*Objective*
In the entries below, find the lines with the word "chart" and copy them.

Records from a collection
##############################

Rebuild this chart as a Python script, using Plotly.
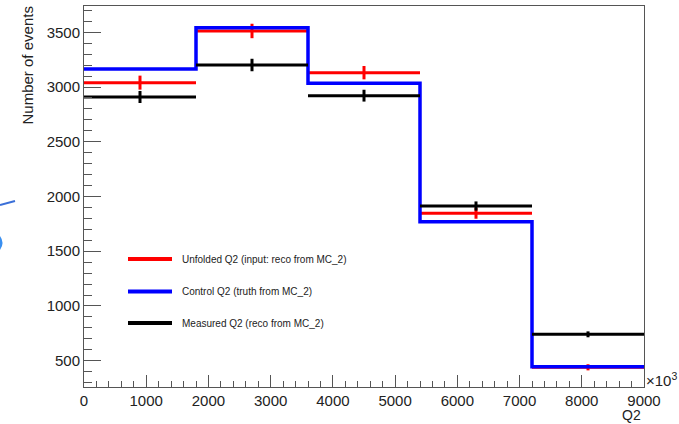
import plotly.graph_objects as go

# ---- data ----
bin_edges = [0, 1800, 3600, 5400, 7200, 9000]
unfolded = [3040, 3512, 3131, 1847, 440]
unfolded_err = [64, 66, 61, 50, 28]
control = [3165, 3542, 3034, 1770, 445]
measured = [2909, 3201, 2921, 1913, 741]
measured_err = [55, 57, 54, 42, 27]

series_names = ["Unfolded Q2 (input: reco from MC_2)",
                "Control Q2 (truth from MC_2)",
                "Measured Q2 (reco from MC_2)"]
y_ticks = [500, 1000, 1500, 2000, 2500, 3000, 3500]
x_ticks = [0, 1000, 2000, 3000, 4000, 5000, 6000, 7000, 8000, 9000]

centers = [(a + b) / 2 for a, b in zip(bin_edges[:-1], bin_edges[1:])]
half_w = [(b - a) / 2 for a, b in zip(bin_edges[:-1], bin_edges[1:])]

RED, BLUE, BLACK = "#ff0000", "#0000ff", "#000000"
FONT = "Liberation Sans, Arial, sans-serif"

fig = go.Figure()

# Unfolded (red) histogram with errors
fig.add_trace(go.Scatter(
    x=centers, y=unfolded, mode="markers", name=series_names[0],
    marker=dict(size=1, color=RED),
    error_x=dict(type="data", array=half_w, width=0, thickness=3, color=RED),
    error_y=dict(type="data", array=unfolded_err, width=0, thickness=3, color=RED),
    showlegend=False, hoverinfo="skip"))

# Control (blue) step histogram
fig.add_trace(go.Scatter(
    x=bin_edges, y=control + [control[-1]], mode="lines", name=series_names[1],
    line=dict(color=BLUE, width=3.5, shape="hv"),
    showlegend=False, hoverinfo="skip"))

# Measured (black) histogram with errors
fig.add_trace(go.Scatter(
    x=centers, y=measured, mode="markers", name=series_names[2],
    marker=dict(size=1, color=BLACK),
    error_x=dict(type="data", array=half_w, width=0, thickness=3, color=BLACK),
    error_y=dict(type="data", array=measured_err, width=0, thickness=3, color=BLACK),
    showlegend=False, hoverinfo="skip"))

axis_common = dict(
    showline=True, linecolor="#555", linewidth=1, mirror=True,
    showgrid=False, zeroline=False, ticks="inside", tickcolor="#555",
    tickfont=dict(family=FONT, size=15, color="#222"),
)

fig.update_xaxes(range=[0, 9000], tickvals=x_ticks, ticklen=12,
                 minor=dict(ticks="inside", ticklen=6, dtick=200, tickcolor="#555"),
                 **axis_common)
fig.update_yaxes(range=[260, 3740], tickvals=y_ticks, ticklen=17,
                 minor=dict(ticks="inside", ticklen=8, dtick=100, tickcolor="#555"),
                 **axis_common)

W, H = 679, 424
L, R, T, B = 84, 35, 6, 37
pw, ph = W - L - R, H - T - B

def px(xp):
    return (xp - L) / pw

def py(yp):
    return (H - B - yp) / ph

fig.add_annotation(text="Number of events", textangle=-90, xref="paper", yref="paper",
                   x=px(27.5), y=py(5), xanchor="center", yanchor="top", showarrow=False,
                   font=dict(family=FONT, size=15, color="#222"))
fig.add_annotation(text="Q2", xref="paper", yref="paper", x=px(643), y=py(415),
                   xanchor="right", yanchor="middle", showarrow=False,
                   font=dict(family=FONT, size=14, color="#222"))
fig.add_annotation(text="×10<sup>3</sup>", xref="paper", yref="paper", x=px(644), y=py(379),
                   xanchor="left", yanchor="middle", showarrow=False,
                   font=dict(family=FONT, size=15, color="#222"))

# manual legend (ROOT-style TLegend)
legend_rows = [259, 291.5, 323]
for name, col, yy in zip(series_names, [RED, BLUE, BLACK], legend_rows):
    fig.add_shape(type="line", xref="paper", yref="paper",
                  x0=px(128), x1=px(172), y0=py(yy), y1=py(yy),
                  line=dict(color=col, width=4))
    fig.add_annotation(text=name, xref="paper", yref="paper", x=px(180), y=py(yy),
                       xanchor="left", yanchor="middle", showarrow=False,
                       font=dict(family=FONT, size=10, color="#222"))

# slide artifacts at the left edge
fig.add_shape(type="line", xref="paper", yref="paper", x0=px(0), y0=py(205), x1=px(15), y1=py(201),
              line=dict(color="#3a6fd8", width=2))
fig.add_shape(type="path", xref="paper", yref="paper",
              path=f"M {px(-2)} {py(236)} Q {px(4)} {py(243)} {px(-2)} {py(250)}",
              line=dict(color="#3a8ff0", width=3))

fig.update_layout(
    width=W, height=H,
    margin=dict(l=L, r=R, t=T, b=B),
    plot_bgcolor="white", paper_bgcolor="white",
    showlegend=False,
)

fig.write_html("out.html", config={"displayModeBar": False},
               post_script="document.body.style.margin='0';")
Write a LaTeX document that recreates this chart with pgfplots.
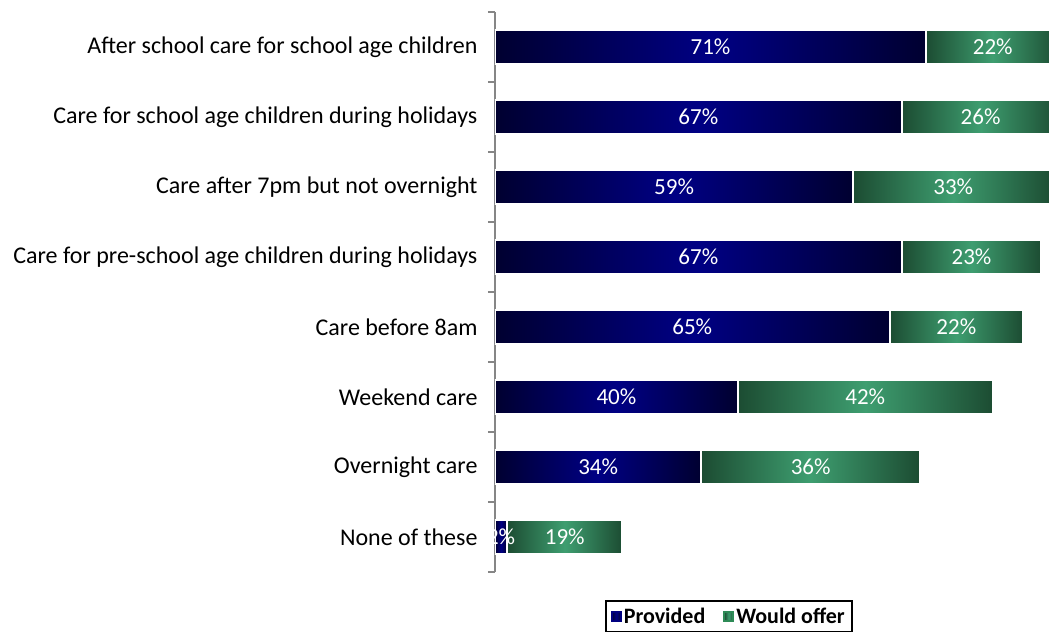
\documentclass[border=0pt]{standalone}
\usepackage{pgfplots}
\usepackage{pgfplotstable}
\pgfplotsset{compat=1.18}
\usepackage{fontspec}
\setmainfont{Carlito}

\definecolor{navyedge}{RGB}{0,0,48}
\definecolor{navymid}{RGB}{0,0,132}
\definecolor{navyleg}{RGB}{0,0,128}
\definecolor{greenedge}{RGB}{28,76,50}
\definecolor{greenmid}{RGB}{62,158,112}
\definecolor{greenleg}{RGB}{46,139,87}
\definecolor{axisgray}{RGB}{134,134,134}

% data labels, placed at the middle of each segment
\pgfplotstableread{
x     y t
35.5  0 71
82.0  0 22
33.5  1 67
80.0  1 26
29.5  2 59
75.5  2 33
33.5  3 67
78.5  3 23
32.5  4 65
76.0  4 22
20.0  5 40
61.0  5 42
17.0  6 34
52.0  6 36
1.0   7 2
11.5  7 19
}\labels

% middle color has to come after left/right color
\pgfplotsset{
  prov/.style={draw=white, line width=2pt, left color=navyedge, right color=navyedge, middle color=navymid},
  offer/.style={draw=white, line width=2pt, left color=greenedge, right color=greenedge, middle color=greenmid},
}

\begin{document}
\begin{tikzpicture}
\begin{axis}[
    scale only axis,
    width=554pt, height=560pt,
    xmin=0, xmax=91.27,
    ymin=-0.5, ymax=7.5, y dir=reverse,
    axis x line=none, axis y line*=left,
    y axis line style={axisgray, line width=1.8pt},
    ytick={0,...,7},
    yticklabels={After school care for school age children,
        Care for school age children during holidays,
        Care after 7pm but not overnight,
        Care for pre-school age children during holidays,
        Care before 8am, Weekend care, Overnight care, None of these},
    major tick length=0pt,
    extra y ticks={-0.5,0.5,1.5,2.5,3.5,4.5,5.5,6.5,7.5},
    extra y tick labels={,,,,,,,,},
    extra y tick style={major tick length=7pt, tick align=outside,
        tick style={axisgray, line width=1.8pt}},
    yticklabel style={font=\fontsize{24}{28}\selectfont, text=black, xshift=-14pt},
    clip=true,
    legend style={at={(0.422,0)}, anchor=north, yshift=-28pt,
        draw=black, line width=1.5pt, inner xsep=5pt, inner ysep=5pt,
        font=\bfseries\fontsize{22}{25}\selectfont, legend columns=2,
        /tikz/every even column/.append style={column sep=16pt}},
]
% provided (0 .. value)
\addplot[prov, legend image code/.code={\fill[navyleg] (0pt,-4.5pt) rectangle (9pt,4.5pt);}]
  coordinates {(0,-0.236) (71,-0.236) (71,0.236) (0,0.236)} -- cycle;
% would offer (value .. total)
\addplot[offer, legend image code/.code={\fill[greenleg] (0pt,-4.5pt) rectangle (9pt,4.5pt);}]
  coordinates {(71,-0.236) (93,-0.236) (93,0.236) (71,0.236)} -- cycle;
\addplot[prov, forget plot] coordinates {(0,0.764) (67,0.764) (67,1.236) (0,1.236)} -- cycle;
\addplot[offer, forget plot] coordinates {(67,0.764) (93,0.764) (93,1.236) (67,1.236)} -- cycle;
\addplot[prov, forget plot] coordinates {(0,1.764) (59,1.764) (59,2.236) (0,2.236)} -- cycle;
\addplot[offer, forget plot] coordinates {(59,1.764) (92,1.764) (92,2.236) (59,2.236)} -- cycle;
\addplot[prov, forget plot] coordinates {(0,2.764) (67,2.764) (67,3.236) (0,3.236)} -- cycle;
\addplot[offer, forget plot] coordinates {(67,2.764) (90,2.764) (90,3.236) (67,3.236)} -- cycle;
\addplot[prov, forget plot] coordinates {(0,3.764) (65,3.764) (65,4.236) (0,4.236)} -- cycle;
\addplot[offer, forget plot] coordinates {(65,3.764) (87,3.764) (87,4.236) (65,4.236)} -- cycle;
\addplot[prov, forget plot] coordinates {(0,4.764) (40,4.764) (40,5.236) (0,5.236)} -- cycle;
\addplot[offer, forget plot] coordinates {(40,4.764) (82,4.764) (82,5.236) (40,5.236)} -- cycle;
\addplot[prov, forget plot] coordinates {(0,5.764) (34,5.764) (34,6.236) (0,6.236)} -- cycle;
\addplot[offer, forget plot] coordinates {(34,5.764) (70,5.764) (70,6.236) (34,6.236)} -- cycle;
\addplot[prov, forget plot] coordinates {(0,6.764) (2,6.764) (2,7.236) (0,7.236)} -- cycle;
\addplot[offer, forget plot] coordinates {(2,6.764) (21,6.764) (21,7.236) (2,7.236)} -- cycle;
% percentages
\addplot[draw=none, forget plot, point meta=explicit symbolic,
    nodes near coords={\pgfplotspointmeta\%},
    every node near coord/.append style={anchor=center, text=white,
        font=\fontsize{23}{27}\selectfont}]
    table[x=x, y=y, meta=t] {\labels};
\legend{Provided, Would offer}
\end{axis}
\pgfresetboundingbox
\path[use as bounding box] ([xshift=-495pt,yshift=-67pt]current axis.south west)
    rectangle ([yshift=12pt]current axis.north east);
\end{tikzpicture}
\end{document}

##############################

*Solution to this problem*
Rebuild this chart as a Python script, using Plotly.
Write a LaTeX document that recreates this chart with pgfplots.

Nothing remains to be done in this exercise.